-- START --

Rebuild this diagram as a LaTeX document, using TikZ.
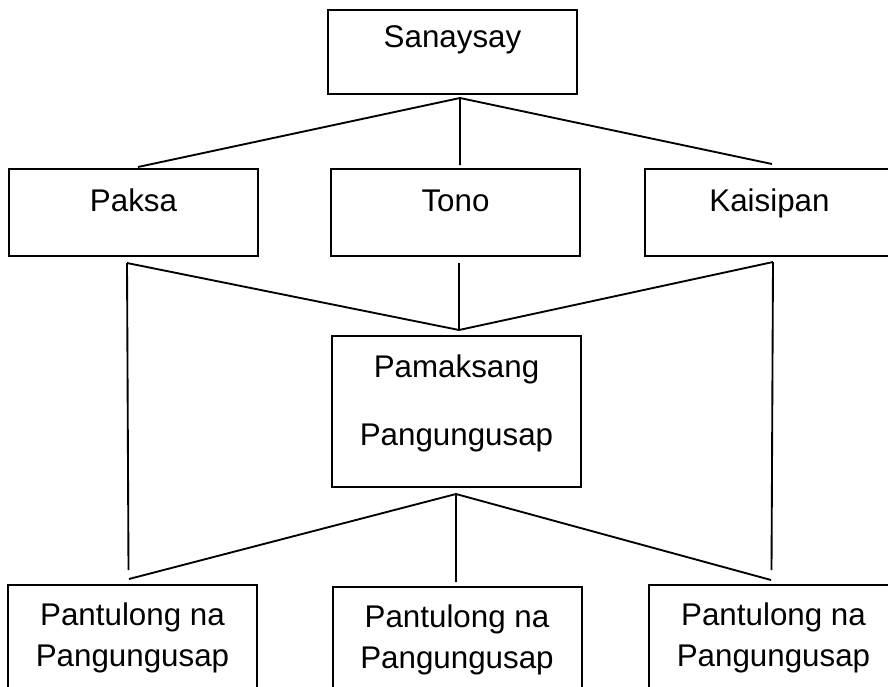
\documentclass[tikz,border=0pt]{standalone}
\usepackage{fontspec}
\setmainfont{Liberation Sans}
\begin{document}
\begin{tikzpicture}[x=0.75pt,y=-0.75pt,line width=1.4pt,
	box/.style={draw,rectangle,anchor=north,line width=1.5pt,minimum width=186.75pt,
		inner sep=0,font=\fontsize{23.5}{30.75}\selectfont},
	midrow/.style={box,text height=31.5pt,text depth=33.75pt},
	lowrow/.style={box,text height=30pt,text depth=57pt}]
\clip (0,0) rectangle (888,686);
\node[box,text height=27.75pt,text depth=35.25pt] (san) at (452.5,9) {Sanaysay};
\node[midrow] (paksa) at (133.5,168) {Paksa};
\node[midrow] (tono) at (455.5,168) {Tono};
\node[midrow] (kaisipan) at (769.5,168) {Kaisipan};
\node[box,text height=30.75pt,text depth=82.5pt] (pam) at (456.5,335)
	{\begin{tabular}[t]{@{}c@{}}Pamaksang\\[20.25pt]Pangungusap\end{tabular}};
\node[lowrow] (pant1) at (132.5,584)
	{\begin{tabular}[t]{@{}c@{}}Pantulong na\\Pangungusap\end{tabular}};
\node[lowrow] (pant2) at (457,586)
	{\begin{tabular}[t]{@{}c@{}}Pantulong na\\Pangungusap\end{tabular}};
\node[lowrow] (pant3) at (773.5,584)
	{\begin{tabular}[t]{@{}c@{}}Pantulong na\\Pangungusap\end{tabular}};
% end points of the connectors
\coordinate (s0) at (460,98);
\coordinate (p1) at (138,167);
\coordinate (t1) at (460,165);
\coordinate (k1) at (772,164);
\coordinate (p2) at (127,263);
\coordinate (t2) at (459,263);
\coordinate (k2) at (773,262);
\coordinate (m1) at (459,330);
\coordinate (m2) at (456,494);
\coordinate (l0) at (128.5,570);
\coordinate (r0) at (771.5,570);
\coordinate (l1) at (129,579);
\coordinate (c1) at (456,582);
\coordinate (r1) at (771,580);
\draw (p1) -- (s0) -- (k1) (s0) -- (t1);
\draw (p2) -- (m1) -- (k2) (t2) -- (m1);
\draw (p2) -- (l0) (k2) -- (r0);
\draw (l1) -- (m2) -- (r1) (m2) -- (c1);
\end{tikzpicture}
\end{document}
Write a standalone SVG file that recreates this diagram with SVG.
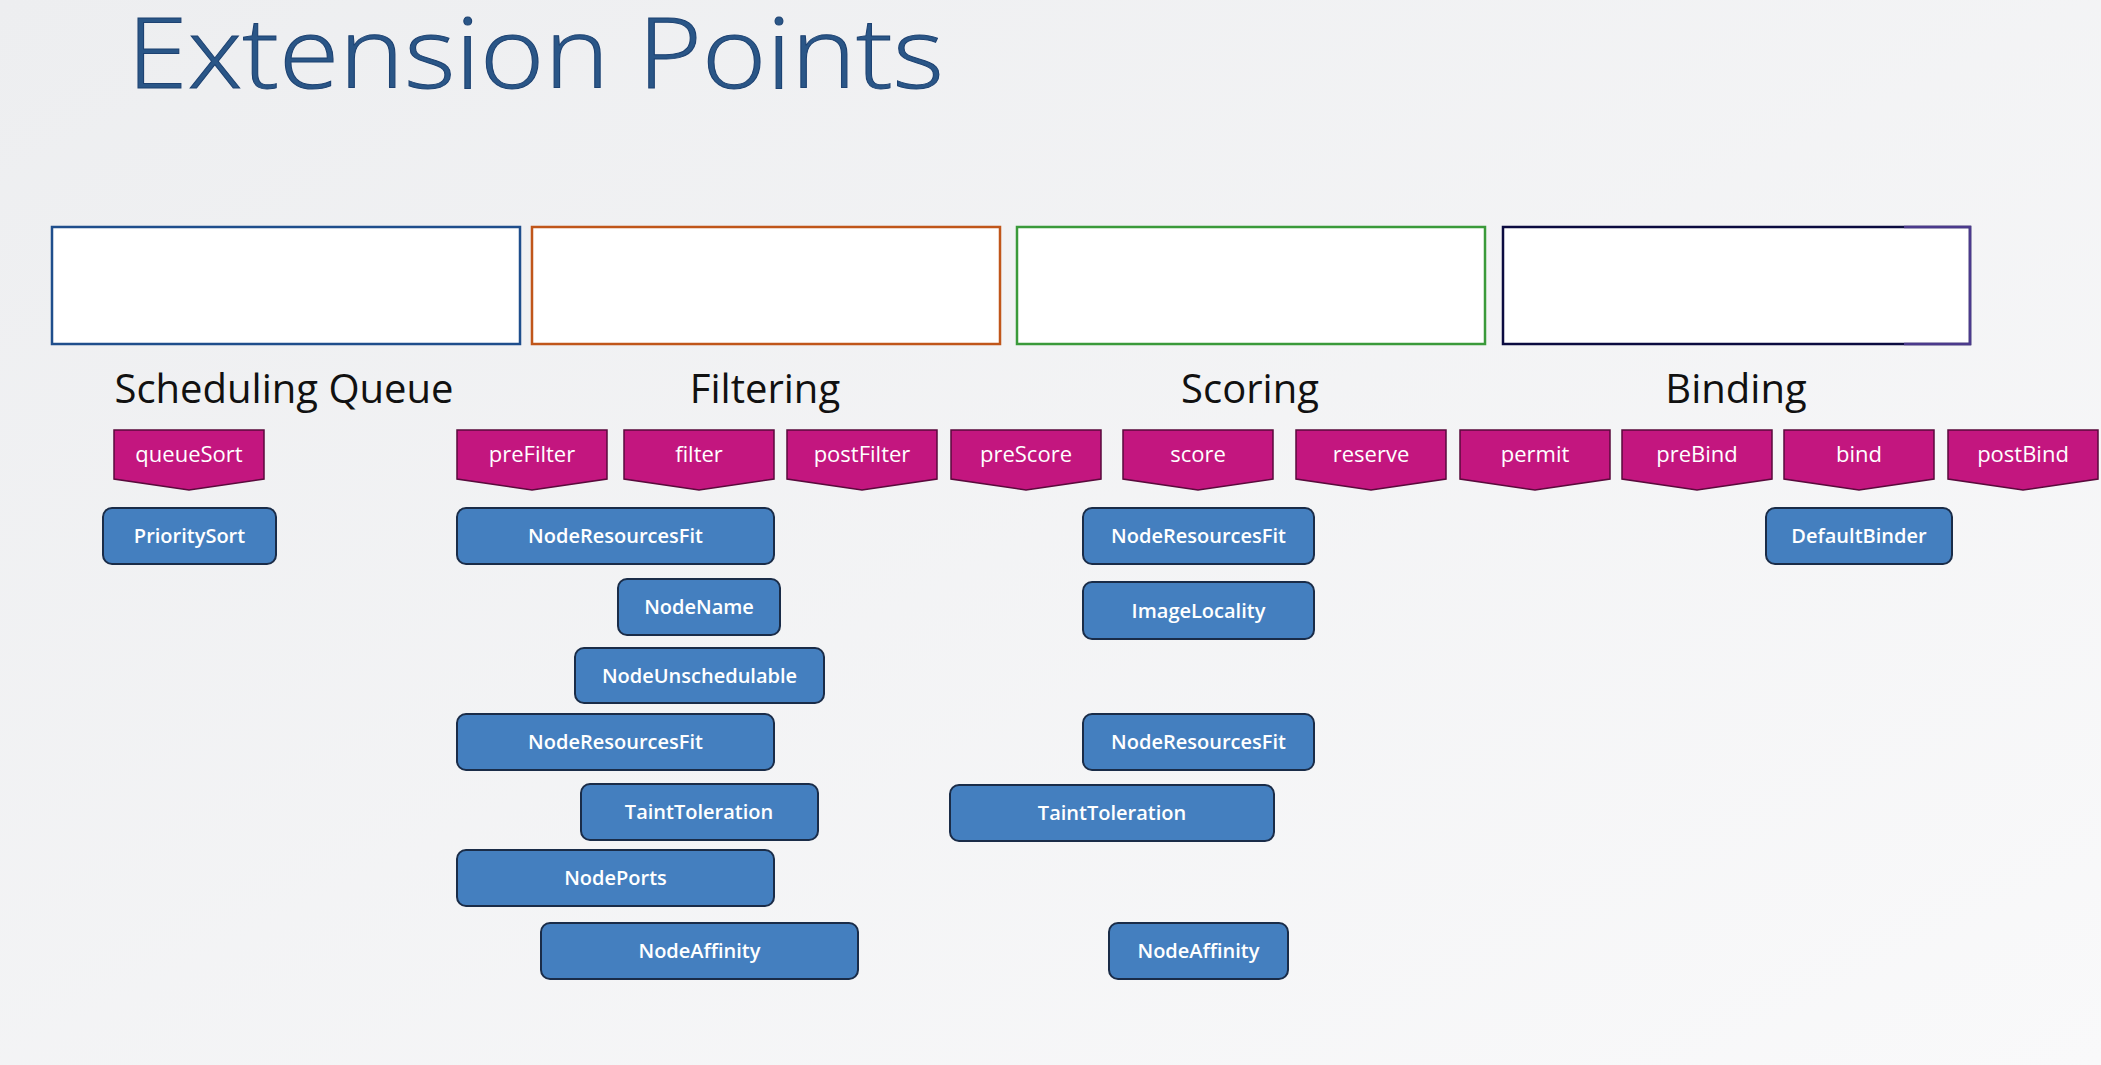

-- END --

▶ [Stated goal] All of the records need repeating exactly, except for the pictures.

▶ [Complete answer]
Rebuild this diagram as a LaTeX document, using TikZ.
\documentclass[tikz,border=0pt]{standalone}
\usepackage{fontspec}
\setmainfont{Liberation Sans}
\begin{document}
\begin{tikzpicture}[x=0.75pt,y=-0.75pt,line width=1.4pt,
	box/.style={draw,rectangle,anchor=north,line width=1.5pt,minimum width=186.75pt,
		inner sep=0,font=\fontsize{23.5}{30.75}\selectfont},
	midrow/.style={box,text height=31.5pt,text depth=33.75pt},
	lowrow/.style={box,text height=30pt,text depth=57pt}]
\clip (0,0) rectangle (888,686);
\node[box,text height=27.75pt,text depth=35.25pt] (san) at (452.5,9) {Sanaysay};
\node[midrow] (paksa) at (133.5,168) {Paksa};
\node[midrow] (tono) at (455.5,168) {Tono};
\node[midrow] (kaisipan) at (769.5,168) {Kaisipan};
\node[box,text height=30.75pt,text depth=82.5pt] (pam) at (456.5,335)
	{\begin{tabular}[t]{@{}c@{}}Pamaksang\\[20.25pt]Pangungusap\end{tabular}};
\node[lowrow] (pant1) at (132.5,584)
	{\begin{tabular}[t]{@{}c@{}}Pantulong na\\Pangungusap\end{tabular}};
\node[lowrow] (pant2) at (457,586)
	{\begin{tabular}[t]{@{}c@{}}Pantulong na\\Pangungusap\end{tabular}};
\node[lowrow] (pant3) at (773.5,584)
	{\begin{tabular}[t]{@{}c@{}}Pantulong na\\Pangungusap\end{tabular}};
% end points of the connectors
\coordinate (s0) at (460,98);
\coordinate (p1) at (138,167);
\coordinate (t1) at (460,165);
\coordinate (k1) at (772,164);
\coordinate (p2) at (127,263);
\coordinate (t2) at (459,263);
\coordinate (k2) at (773,262);
\coordinate (m1) at (459,330);
\coordinate (m2) at (456,494);
\coordinate (l0) at (128.5,570);
\coordinate (r0) at (771.5,570);
\coordinate (l1) at (129,579);
\coordinate (c1) at (456,582);
\coordinate (r1) at (771,580);
\draw (p1) -- (s0) -- (k1) (s0) -- (t1);
\draw (p2) -- (m1) -- (k2) (t2) -- (m1);
\draw (p2) -- (l0) (k2) -- (r0);
\draw (l1) -- (m2) -- (r1) (m2) -- (c1);
\end{tikzpicture}
\end{document}
Write a standalone SVG file that recreates this diagram with SVG.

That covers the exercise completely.